What would happen if I was to try and get/iterate over/aggregate an absurdly high amount of links pointing to one entity ?

If I’m not mistaken, it’s not possible to return or process a billion results just like that (because of hardware limits, or because software (like wasm) is configured with more limitations to avoid hitting those limits in the first place).
Which doesn’t leave a lot of ways to try and handle this:

Best case, holochain can store this just fine, but is only able to retrieve part of the results at once. In this case, which part would that be by default ? Would there be ways to filter and query results (beyond LinkMatches) ? (e.g. the same way it’s possible with WHERE clauses and fine-tuned multi-column indexes on most SQL DBs) ?
Okay case, holochain can still store this just fine, and the hdk errors cleanly when there’s too many query results. It’s up to the hApp dev to layer data structures on top of holochain to get index-like query features while avoiding hitting the limit. In this case, what would that limit be ?
Meh case, querying too many things can cause panics or similar.

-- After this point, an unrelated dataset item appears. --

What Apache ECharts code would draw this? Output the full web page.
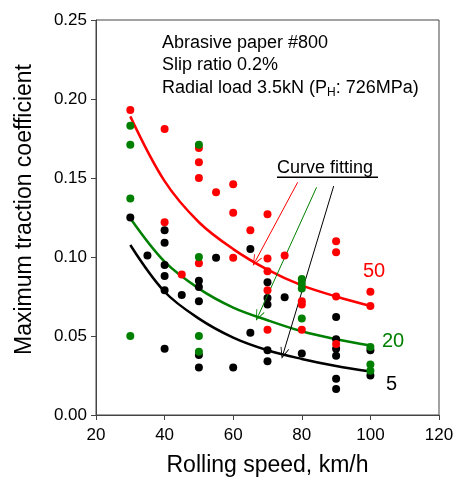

Does the actual holochain code resemble one of those cases ? and is there any further recommendations as to how to handle large scales like this with links ?

Thanks in advance !

Alexr1239 · January 14, 2020, 1:33am

I’m curious as well

freesig · January 14, 2020, 8:26am

I think with a list big enough (although a billion really isn’t that big) you could run out of memory in the wasm runtime. I think this would show up as an allocation error because the Vec would fail to allocate. This type of thing would probably be better done in chunks like you say.
I’m only guessing though.
This is probably premature as no-one has a usecase that is hitting this yet but I don’t see any reason why it couldn’t be built.

pauldaoust · January 15, 2020, 4:12pm

There’s also a conversation going on about links right now — it gets a mention in this PR, but unfortunately most of the conversation is happening in dev team chat and meetings for efficiency’s sake. But the gist is that, yes, we need pagination, which requires sorting and filtering (ideally at source, which means the node holding the base and its links), and it’s being worked on.

The alternative is to break up responsibility for links using things like Bucket Sets.

nmrshll · January 15, 2020, 6:00pm

Thanks, that’s a lead in the right direction.

We were starting to investigate bucket sets, collections, and other data structures that we could layer on top of holochain to make both storage and queries either scalable or more practical for large collections, so it seems to be the way to go.